The Herts Brothers were furniture designers and interior decorators, active in New York City from about 1876 to 1908. Their furniture is now collected by museums ranging from the Brooklyn Museum to the De Young Museum in San Francisco.

The company was founded in or before 1876 by brothers Benjamin H. Herts and Isaac H. Herts, sons of Henry B. Herts, an English-born antiques dealer and auctioneer. Their furniture showroom was located at 896 Broadway and later 20 West 57th Street, with a factory located on West 19th Street, and later a six-story brick building at 104 and 106 East 32nd street.

Over the course of three decades, they furnished a number of important buildings in New York City including the New York Produce Exchange, the Columbia Bank, and the Union Square Savings Bank; hotels including The Knickerbocker Hotel (Manhattan) and the St.

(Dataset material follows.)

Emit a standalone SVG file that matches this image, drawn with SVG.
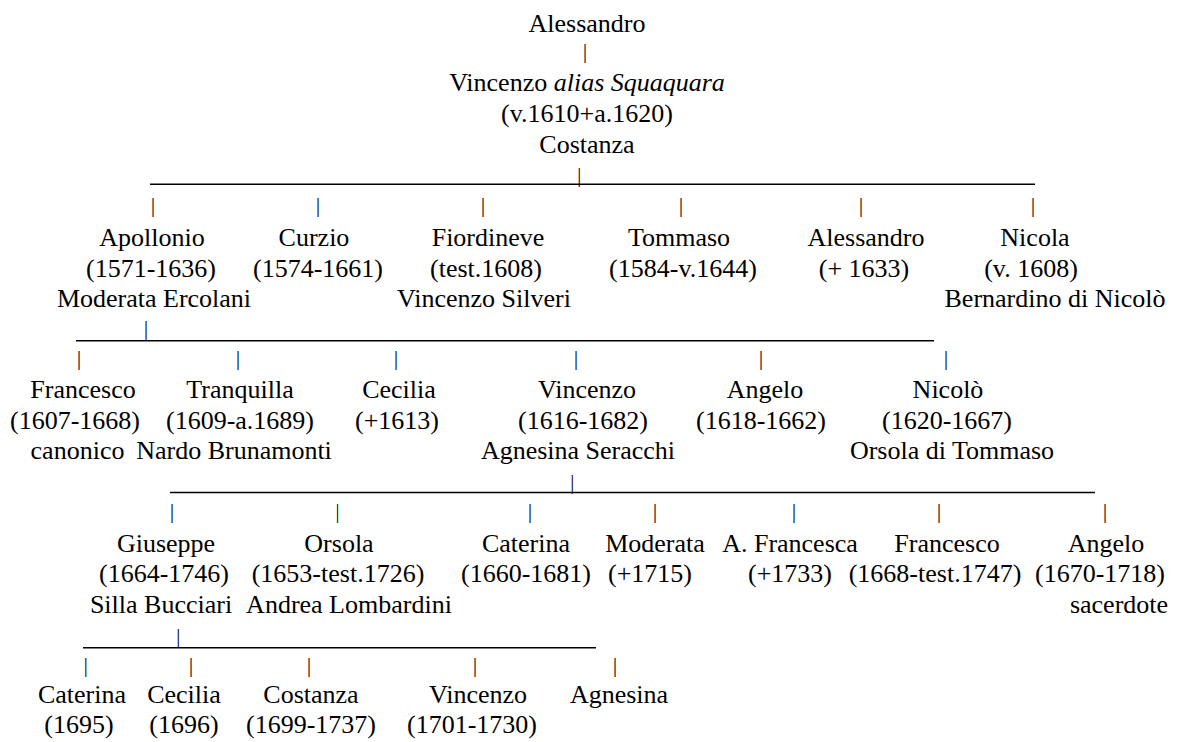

Regis; social clubs including the Criterion Club, Progress Club, and Colonial Club; and the yachts of William Backhouse Astor Jr., and other clients.

Herts Brothers was active in two major expositions. Their exhibit at the 1876 Centennial Exposition in Philadelphia displayed a bedroom scene with canopy bed, dresser, tables, settees, curtains, portraits on the walls, and a mirror. At the World's Columbian Exposition in Chicago in 1893, the Herts Brothers won the highest award in their category for their Louis XV room at the Manufacturers Building.

The company filed for bankruptcy in 1908, but apparently re-emerged by 1916 with Benjamin's son, Benjamin Russell Herts, as president, with the elder Benjamin serving as treasurer and Isaac as vice president. Isaac died in 1918 and his brother Benjamin in 1924.